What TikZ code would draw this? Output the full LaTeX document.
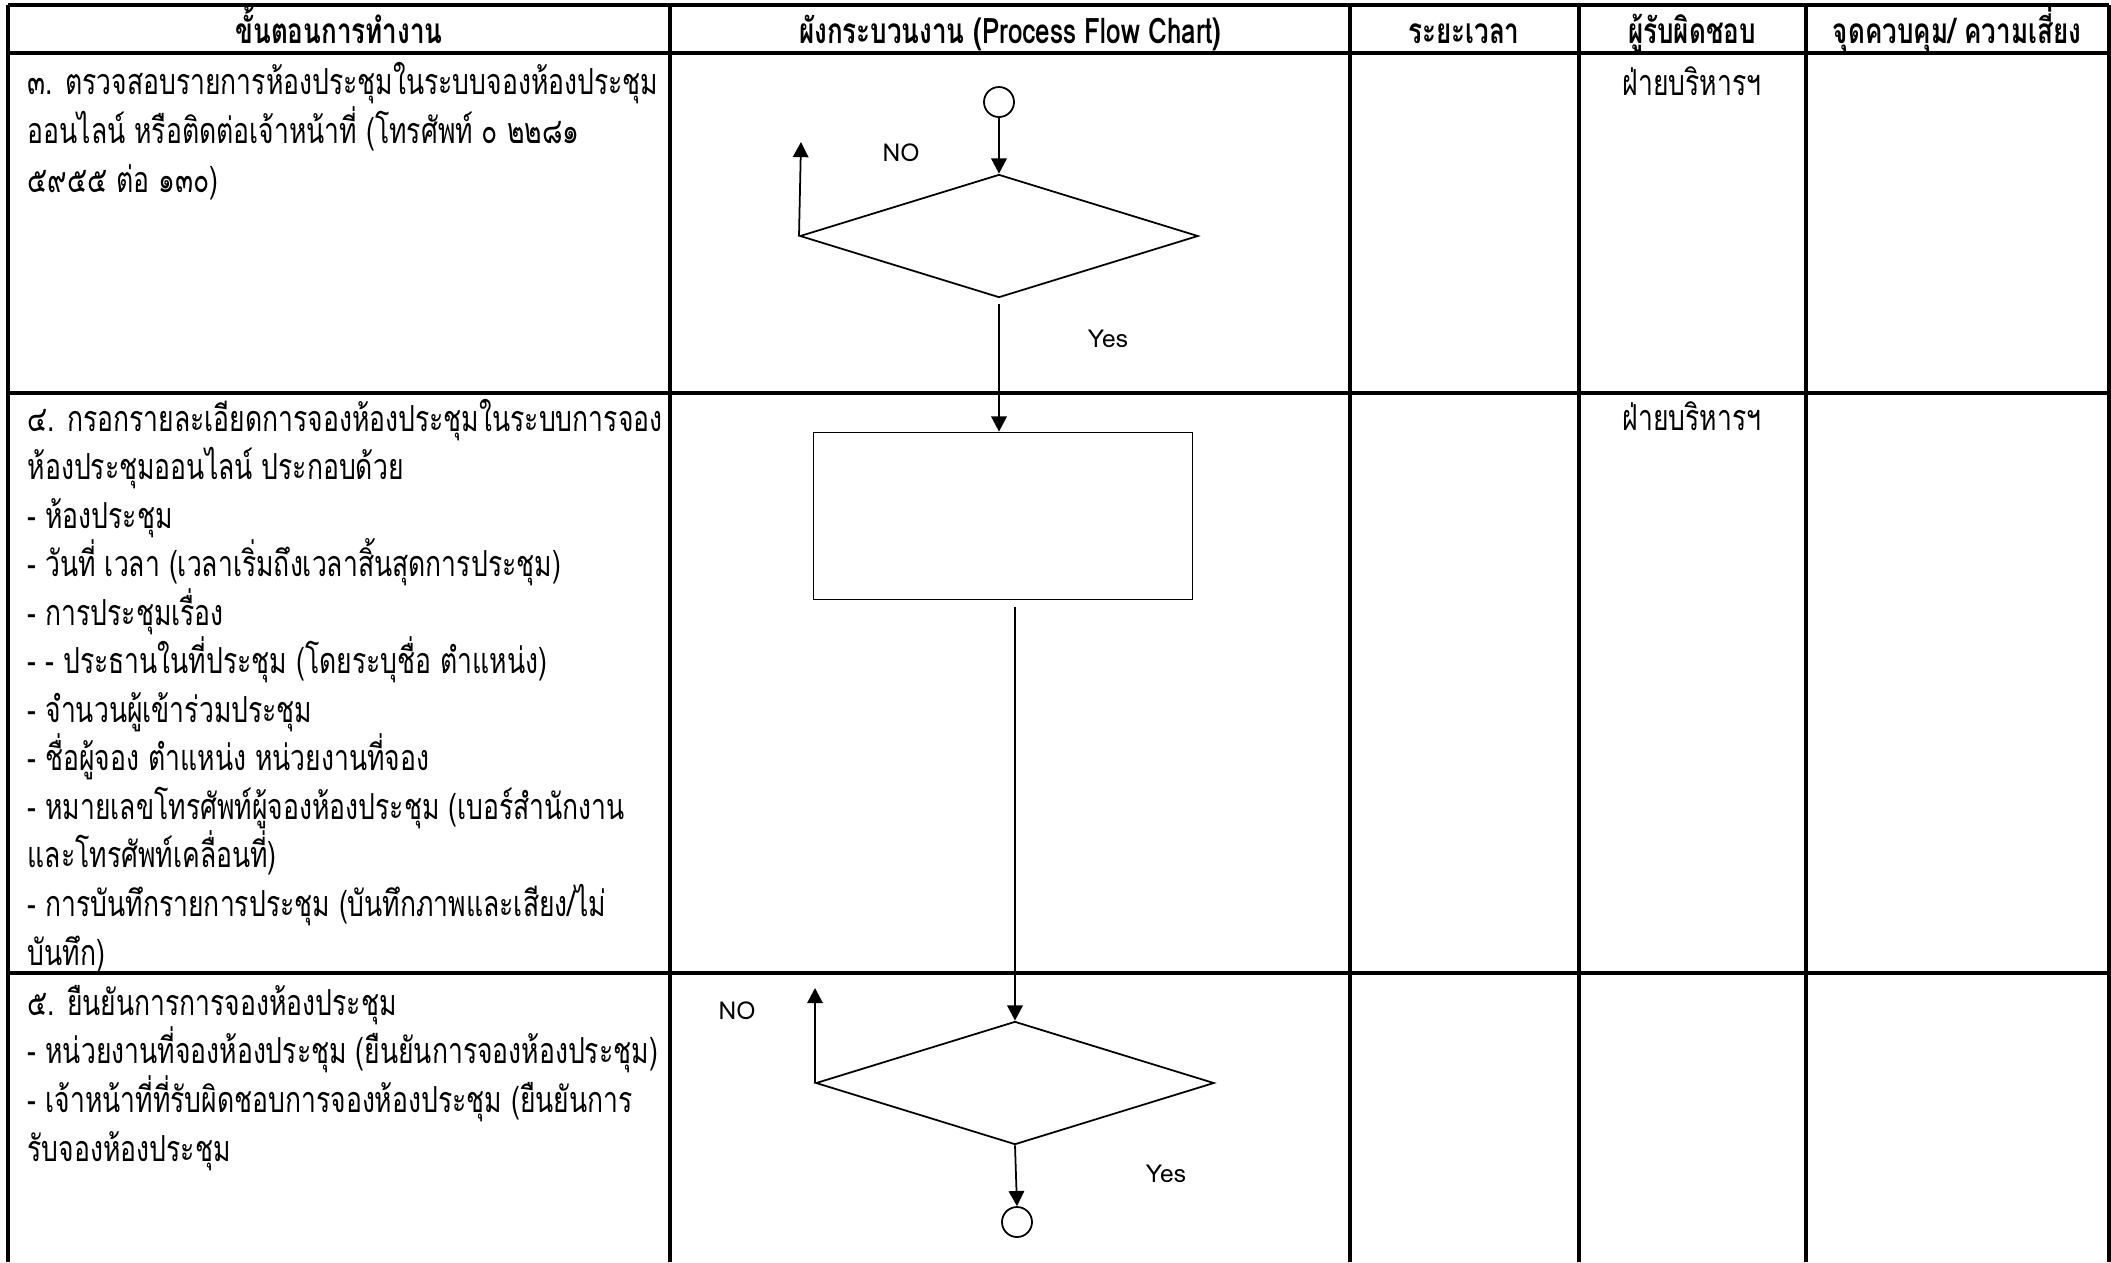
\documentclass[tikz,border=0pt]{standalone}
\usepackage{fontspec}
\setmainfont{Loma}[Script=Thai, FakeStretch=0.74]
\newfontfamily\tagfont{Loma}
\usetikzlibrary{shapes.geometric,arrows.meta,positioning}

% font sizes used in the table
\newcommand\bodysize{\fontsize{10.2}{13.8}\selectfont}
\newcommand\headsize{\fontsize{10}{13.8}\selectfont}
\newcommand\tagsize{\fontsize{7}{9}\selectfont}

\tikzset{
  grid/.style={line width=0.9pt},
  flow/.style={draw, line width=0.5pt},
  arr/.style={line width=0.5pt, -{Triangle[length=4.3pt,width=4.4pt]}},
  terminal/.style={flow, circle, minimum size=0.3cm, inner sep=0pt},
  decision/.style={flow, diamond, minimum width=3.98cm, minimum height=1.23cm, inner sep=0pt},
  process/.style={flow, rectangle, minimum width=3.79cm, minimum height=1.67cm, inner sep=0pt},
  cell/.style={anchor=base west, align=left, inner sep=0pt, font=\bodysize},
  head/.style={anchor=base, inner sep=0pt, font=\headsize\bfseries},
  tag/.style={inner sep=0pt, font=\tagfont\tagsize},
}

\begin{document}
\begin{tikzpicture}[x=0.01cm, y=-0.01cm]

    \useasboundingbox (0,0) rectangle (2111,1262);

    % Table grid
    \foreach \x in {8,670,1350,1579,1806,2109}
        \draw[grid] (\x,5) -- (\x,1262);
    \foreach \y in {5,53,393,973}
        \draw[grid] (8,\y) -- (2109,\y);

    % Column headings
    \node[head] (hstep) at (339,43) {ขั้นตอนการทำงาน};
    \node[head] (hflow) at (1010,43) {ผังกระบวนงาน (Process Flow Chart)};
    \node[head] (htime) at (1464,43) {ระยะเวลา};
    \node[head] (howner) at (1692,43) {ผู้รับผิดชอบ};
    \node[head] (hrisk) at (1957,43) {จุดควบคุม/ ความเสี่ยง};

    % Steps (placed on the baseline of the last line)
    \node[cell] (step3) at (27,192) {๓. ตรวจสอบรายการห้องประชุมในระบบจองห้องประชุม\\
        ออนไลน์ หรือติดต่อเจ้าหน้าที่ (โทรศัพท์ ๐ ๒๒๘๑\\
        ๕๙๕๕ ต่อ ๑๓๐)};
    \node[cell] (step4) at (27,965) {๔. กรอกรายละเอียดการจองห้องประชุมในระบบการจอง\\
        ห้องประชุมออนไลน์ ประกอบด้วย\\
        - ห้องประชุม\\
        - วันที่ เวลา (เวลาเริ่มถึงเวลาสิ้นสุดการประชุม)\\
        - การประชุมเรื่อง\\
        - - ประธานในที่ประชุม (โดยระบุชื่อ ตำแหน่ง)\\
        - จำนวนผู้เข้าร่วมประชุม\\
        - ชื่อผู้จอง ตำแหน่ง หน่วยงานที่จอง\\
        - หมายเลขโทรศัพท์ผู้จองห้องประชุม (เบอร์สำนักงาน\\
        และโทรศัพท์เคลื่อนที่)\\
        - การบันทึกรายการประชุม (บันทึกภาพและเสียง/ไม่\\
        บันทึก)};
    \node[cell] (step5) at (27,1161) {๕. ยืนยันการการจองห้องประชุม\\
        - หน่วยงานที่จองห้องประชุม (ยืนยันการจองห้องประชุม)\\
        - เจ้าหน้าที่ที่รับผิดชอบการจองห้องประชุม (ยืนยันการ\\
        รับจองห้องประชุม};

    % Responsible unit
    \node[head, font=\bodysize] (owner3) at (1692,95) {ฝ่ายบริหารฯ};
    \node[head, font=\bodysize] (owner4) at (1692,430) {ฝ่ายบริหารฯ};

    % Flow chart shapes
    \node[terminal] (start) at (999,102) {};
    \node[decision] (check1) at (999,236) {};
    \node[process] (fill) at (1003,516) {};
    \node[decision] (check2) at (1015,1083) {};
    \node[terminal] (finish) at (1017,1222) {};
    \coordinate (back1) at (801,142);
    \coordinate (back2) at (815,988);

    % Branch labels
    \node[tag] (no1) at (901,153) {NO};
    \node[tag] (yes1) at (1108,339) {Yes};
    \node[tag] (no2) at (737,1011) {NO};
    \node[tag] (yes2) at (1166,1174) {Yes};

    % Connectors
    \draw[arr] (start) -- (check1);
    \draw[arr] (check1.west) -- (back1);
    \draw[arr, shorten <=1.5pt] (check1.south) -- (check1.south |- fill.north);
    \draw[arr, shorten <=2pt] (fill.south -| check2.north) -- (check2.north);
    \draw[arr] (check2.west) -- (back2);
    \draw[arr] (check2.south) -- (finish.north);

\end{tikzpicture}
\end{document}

★ ★ ★ ★ ★

PROBLEM STATEMENT
Would you return the data exactly as written, without the pictures?

RESULT
What TikZ code would draw this? Output the full LaTeX document.
\documentclass[tikz,border=0pt]{standalone}
\usepackage{fontspec}
\setmainfont{Loma}[Script=Thai, FakeStretch=0.74]
\newfontfamily\tagfont{Loma}
\usetikzlibrary{shapes.geometric,arrows.meta,positioning}

% font sizes used in the table
\newcommand\bodysize{\fontsize{10.2}{13.8}\selectfont}
\newcommand\headsize{\fontsize{10}{13.8}\selectfont}
\newcommand\tagsize{\fontsize{7}{9}\selectfont}

\tikzset{
  grid/.style={line width=0.9pt},
  flow/.style={draw, line width=0.5pt},
  arr/.style={line width=0.5pt, -{Triangle[length=4.3pt,width=4.4pt]}},
  terminal/.style={flow, circle, minimum size=0.3cm, inner sep=0pt},
  decision/.style={flow, diamond, minimum width=3.98cm, minimum height=1.23cm, inner sep=0pt},
  process/.style={flow, rectangle, minimum width=3.79cm, minimum height=1.67cm, inner sep=0pt},
  cell/.style={anchor=base west, align=left, inner sep=0pt, font=\bodysize},
  head/.style={anchor=base, inner sep=0pt, font=\headsize\bfseries},
  tag/.style={inner sep=0pt, font=\tagfont\tagsize},
}

\begin{document}
\begin{tikzpicture}[x=0.01cm, y=-0.01cm]

    \useasboundingbox (0,0) rectangle (2111,1262);

    % Table grid
    \foreach \x in {8,670,1350,1579,1806,2109}
        \draw[grid] (\x,5) -- (\x,1262);
    \foreach \y in {5,53,393,973}
        \draw[grid] (8,\y) -- (2109,\y);

    % Column headings
    \node[head] (hstep) at (339,43) {ขั้นตอนการทำงาน};
    \node[head] (hflow) at (1010,43) {ผังกระบวนงาน (Process Flow Chart)};
    \node[head] (htime) at (1464,43) {ระยะเวลา};
    \node[head] (howner) at (1692,43) {ผู้รับผิดชอบ};
    \node[head] (hrisk) at (1957,43) {จุดควบคุม/ ความเสี่ยง};

    % Steps (placed on the baseline of the last line)
    \node[cell] (step3) at (27,192) {๓. ตรวจสอบรายการห้องประชุมในระบบจองห้องประชุม\\
        ออนไลน์ หรือติดต่อเจ้าหน้าที่ (โทรศัพท์ ๐ ๒๒๘๑\\
        ๕๙๕๕ ต่อ ๑๓๐)};
    \node[cell] (step4) at (27,965) {๔. กรอกรายละเอียดการจองห้องประชุมในระบบการจอง\\
        ห้องประชุมออนไลน์ ประกอบด้วย\\
        - ห้องประชุม\\
        - วันที่ เวลา (เวลาเริ่มถึงเวลาสิ้นสุดการประชุม)\\
        - การประชุมเรื่อง\\
        - - ประธานในที่ประชุม (โดยระบุชื่อ ตำแหน่ง)\\
        - จำนวนผู้เข้าร่วมประชุม\\
        - ชื่อผู้จอง ตำแหน่ง หน่วยงานที่จอง\\
        - หมายเลขโทรศัพท์ผู้จองห้องประชุม (เบอร์สำนักงาน\\
        และโทรศัพท์เคลื่อนที่)\\
        - การบันทึกรายการประชุม (บันทึกภาพและเสียง/ไม่\\
        บันทึก)};
    \node[cell] (step5) at (27,1161) {๕. ยืนยันการการจองห้องประชุม\\
        - หน่วยงานที่จองห้องประชุม (ยืนยันการจองห้องประชุม)\\
        - เจ้าหน้าที่ที่รับผิดชอบการจองห้องประชุม (ยืนยันการ\\
        รับจองห้องประชุม};

    % Responsible unit
    \node[head, font=\bodysize] (owner3) at (1692,95) {ฝ่ายบริหารฯ};
    \node[head, font=\bodysize] (owner4) at (1692,430) {ฝ่ายบริหารฯ};

    % Flow chart shapes
    \node[terminal] (start) at (999,102) {};
    \node[decision] (check1) at (999,236) {};
    \node[process] (fill) at (1003,516) {};
    \node[decision] (check2) at (1015,1083) {};
    \node[terminal] (finish) at (1017,1222) {};
    \coordinate (back1) at (801,142);
    \coordinate (back2) at (815,988);

    % Branch labels
    \node[tag] (no1) at (901,153) {NO};
    \node[tag] (yes1) at (1108,339) {Yes};
    \node[tag] (no2) at (737,1011) {NO};
    \node[tag] (yes2) at (1166,1174) {Yes};

    % Connectors
    \draw[arr] (start) -- (check1);
    \draw[arr] (check1.west) -- (back1);
    \draw[arr, shorten <=1.5pt] (check1.south) -- (check1.south |- fill.north);
    \draw[arr, shorten <=2pt] (fill.south -| check2.north) -- (check2.north);
    \draw[arr] (check2.west) -- (back2);
    \draw[arr] (check2.south) -- (finish.north);

\end{tikzpicture}
\end{document}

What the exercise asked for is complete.